D’une part, la critique, formulée par l’avocat général, de la
conservation ciblée et la recherche d’une solution alternative à la fois conforme
au droit de l’Union et praticable par les États membres attestent d’une certaine
prise de conscience de la gravité des enjeux auxquels ceux-ci sont confrontés.
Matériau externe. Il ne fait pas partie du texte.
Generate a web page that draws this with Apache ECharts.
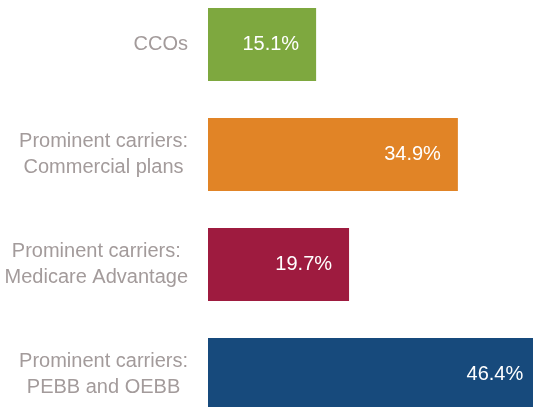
<!DOCTYPE html>
<html>
<head>
<meta charset="utf-8">
<script src="https://cdn.jsdelivr.net/npm/echarts@6/dist/echarts.min.js"></script>
<style>
html,body{margin:0;padding:0;background:#fff;}
#chart{width:533px;height:407px;}
</style>
</head>
<body>
<div id="chart"></div>
<script>
var categories = [
  "CCOs",
  "Prominent carriers:\nCommercial plans",
  "Prominent carriers:\nMedicare Advantage",
  "Prominent carriers:\nPEBB and OEBB"
];
var values = [15.1, 34.9, 19.7, 46.4];
var colors = ["#7ea83f", "#e18426", "#9e1b3f", "#174a7c"];

var FONT = '"Liberation Sans Narrow", "Arial Narrow", "Liberation Sans", Arial, sans-serif';
var chart = echarts.init(document.getElementById('chart'), null, {renderer: 'canvas'});
chart.setOption({
  animation: false,
  grid: {left: 208, width: 358, top: -10.5, height: 440, containLabel: false, outerBoundsMode: 'none'},
  xAxis: {
    type: 'value', min: 0, max: 50,
    show: false
  },
  yAxis: {
    type: 'category', inverse: true,
    data: categories,
    axisLine: {show: false}, axisTick: {show: false}, splitLine: {show: false},
    axisLabel: {
      margin: 20,
      color: '#a39b9b',
      fontFamily: FONT,
      fontSize: 20,
      lineHeight: 26,
      formatter: function (v) {
        return v.split('\n').map(function (l) { return '{c|' + l + '}'; }).join('\n');
      },
      rich: {c: {align: 'center', color: '#a39b9b', fontFamily: FONT, fontSize: 20, lineHeight: 26}}
    }
  },
  series: [{
    type: 'bar',
    barWidth: 73,
    data: values.map(function (v, i) { return {value: v, itemStyle: {color: colors[i]}}; }),
    label: {
      show: true, position: 'insideRight', distance: 17,
      color: '#ffffff', fontFamily: FONT, fontSize: 20,
      formatter: function (p) { return p.value.toFixed(1) + '%'; }
    }
  }]
});
</script>
</body>
</html>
D’autre part, l’avocat général invite la CJUE à faire preuve de davantage
de retenue et renvoie au législateur de l’Union ou aux États membres, dans le
cadre de la marge d’appréciation dont ils disposent, pour la détermination
des dispositifs de conservation.
Surtout, l’avocat général estime possible la mise en place d’un dispositif
de conservation, certes limitée et différenciée, mais qui concerne les données
de connexion de l’ensemble des utilisateurs et des abonnés des réseaux
internet et de téléphonie, et admet la conformité au droit de l’Union d’un
dispositif de conservation générale plus étendu dans des situations
exceptionnelles.
c. Des conclusions qui ne lient pas la CJUE
Ces conclusions ne lient pas la Cour de justice, qui pourrait rendre son
arrêt à l’été ou à la rentrée prochaine, de sorte qu’il n’est aucunement certain que
la Cour suive son avocat général sur tout ou partie de ses propositions. En outre, la
CJUE pourrait, ainsi que l’y invite son avocat général dans l’affaire préjudicielle
belge, valider dans son principe la modulation dans le temps, par la
juridiction de renvoi, des effets d’une éventuelle invalidation de la législation
nationale, ce qui permettrait au Conseil d’État, d’une part, de ménager un délai
suffisant pour réformer notre dispositif, et d’autre part, de sanctuariser les
procédures notamment pénales fondées sur des données collectées et conservées
en méconnaissance des exigences posées par la Cour.
Cette jurisprudence a été évoquée par les gouvernements en conseil
JAI (1) et beaucoup de travaux ont été faits depuis deux ans sur le sujet. Par
ailleurs, les procureurs de plusieurs États se sont exprimés sur le sujet, estimant
(1) Conseil des ministres européens de la justice et des affaires intérieures.